Esta semana, mais uma vez, parecia que o céu ia desabar sobre a zona euro. Toda? Toda não. Enquanto a zona euro vivia um terrível período de turbulência - com o resgate da Espanha, a pressão crescente dos mercados sobre a Itália e Chipre e a subida dos juros de vários países - a Alemanha, tranquilamente, foi aos mercados financeiros colocar a sua dívida pública a uma taxa de juro… negativa!

Quer dizer: os investidores fogem da dívida soberana dos países sob maior pressão, estrangulando insuportavelmente as suas condições de financiamento e, ao mesmo tempo, até pagam (!) só para emprestar dinheiro à Alemanha e beneficiar da segurança inerente a essa aplicação financeira.

Será talvez altura de pôr de lado, de uma vez por todas, a fantasiosa narrativa germânica de uma Alemanha austera porque disciplinada e sofredora porque encarregue dos custos da indisciplina dos outros. A verdade é bem diferente: depois de ter sido a primeira a violar as regras de disciplina orçamental, a Alemanha reunificada foi a principal beneficiária da criação de um euro forte (que proporcionou às suas exportações um mercado europeu de capacidade reforçada) e é agora, uma vez mais, a principal beneficiária, no curto prazo, desta crise das dívidas soberanas na zona euro.

Que não haja ilusões: o atraso crónico e a exasperante fragilidade das respostas europeias à crise das dívidas soberanas têm uma explicação incontornável: os interesses imediatos da Alemanha, tal como interpretados pela Srª Merkel numa lógica de curto prazo e sustentados na moderna vulgata ideológica liberal e no mais básico calculismo eleitoralista.

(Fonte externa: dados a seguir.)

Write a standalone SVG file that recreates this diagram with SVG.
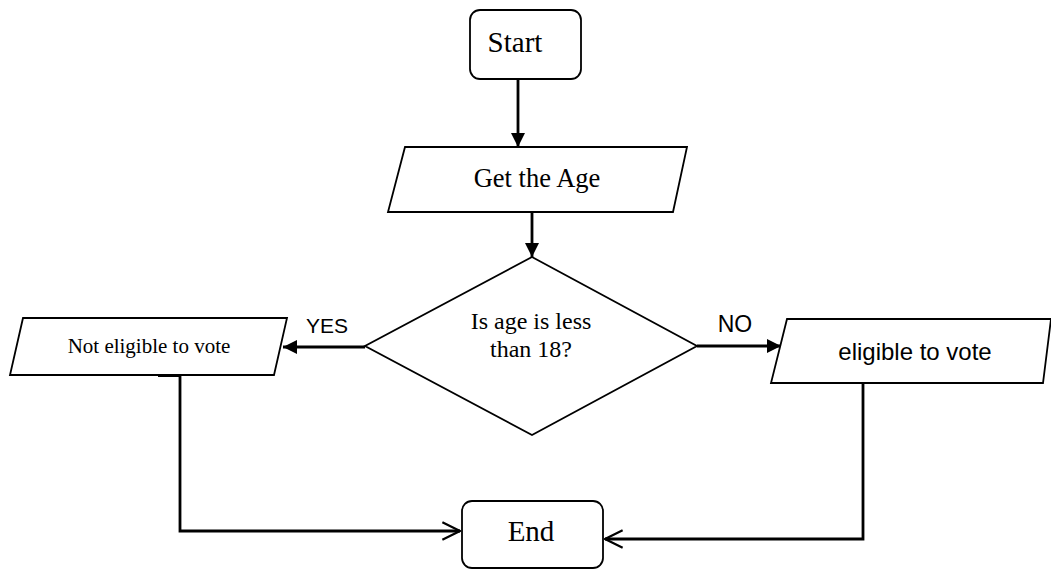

O que não é crível é que a Alemanha não tenha dado por nada: que não se tenha dado conta que a austeridade não cumpriu o objectivo prometido de "acalmar os mercados"; que não se tenha apercebido do fracasso das sucessivas tentativas de conter os efeitos de contágio desta crise; que não tenha entendido, apesar das evidências, a natureza sistémica da crise instalada na zona euro e que não saiba da absoluta insuficiência das respostas dadas a nível europeu. Reinstalada a recessão, com o desemprego a atingir valores socialmente insuportáveis e com a especulação financeira ainda triunfante nos mercados, a ponto de fazer cair os países do euro uns atrás dos outros, é o projecto europeu, como projecto solidário de prosperidade, que está ameaçado.

Tivesse a actual governação alemã uma compreensão da importância do projecto europeu, incluindo para os interesses da Alemanha no longo prazo, e não precisaria de mais nada para mudar de rumo. Mas isso implicaria aderir às palavras sábias de Helmut Schmidt, no Congresso do SPD do ano passado: "Nós, alemães, também não conseguimos sozinhos a grande reconstrução e o reforço da nossa capacidade de produção nos últimos seis decénios. Elas não teriam sido possíveis sem a ajuda das potências vencedoras ocidentais, sem a nossa inclusão na comunidade europeia e na aliança atlântica, sem a ajuda dos nossos vizinhos, sem a mudança política na Europa de Leste e sem o fim da ditadura comunista. Nós, alemães, temos razões para estarmos gratos. E, simultaneamente, temos a obrigação de nos mostrarmos dignos dessa solidariedade através da solidariedade com os nossos vizinhos!".

A proximidade do abismo, acreditam alguns, acabará por impor uma resposta mais efectiva da Alemanha, também ela afinal prejudicada pela recessão na zona euro e pelo seu próprio abrandamento económico. Mas, na falta de um horizonte político de longo prazo, isso implicaria a adesão da Alemanha a uma outra leitura dos seus interesses de curto prazo. Talvez por isso, os sinais indicam que, antes ainda de fazer o que é preciso, a Alemanha vai primeiro fingir que faz alguma coisa. Vem aí mais uma cimeira histórica.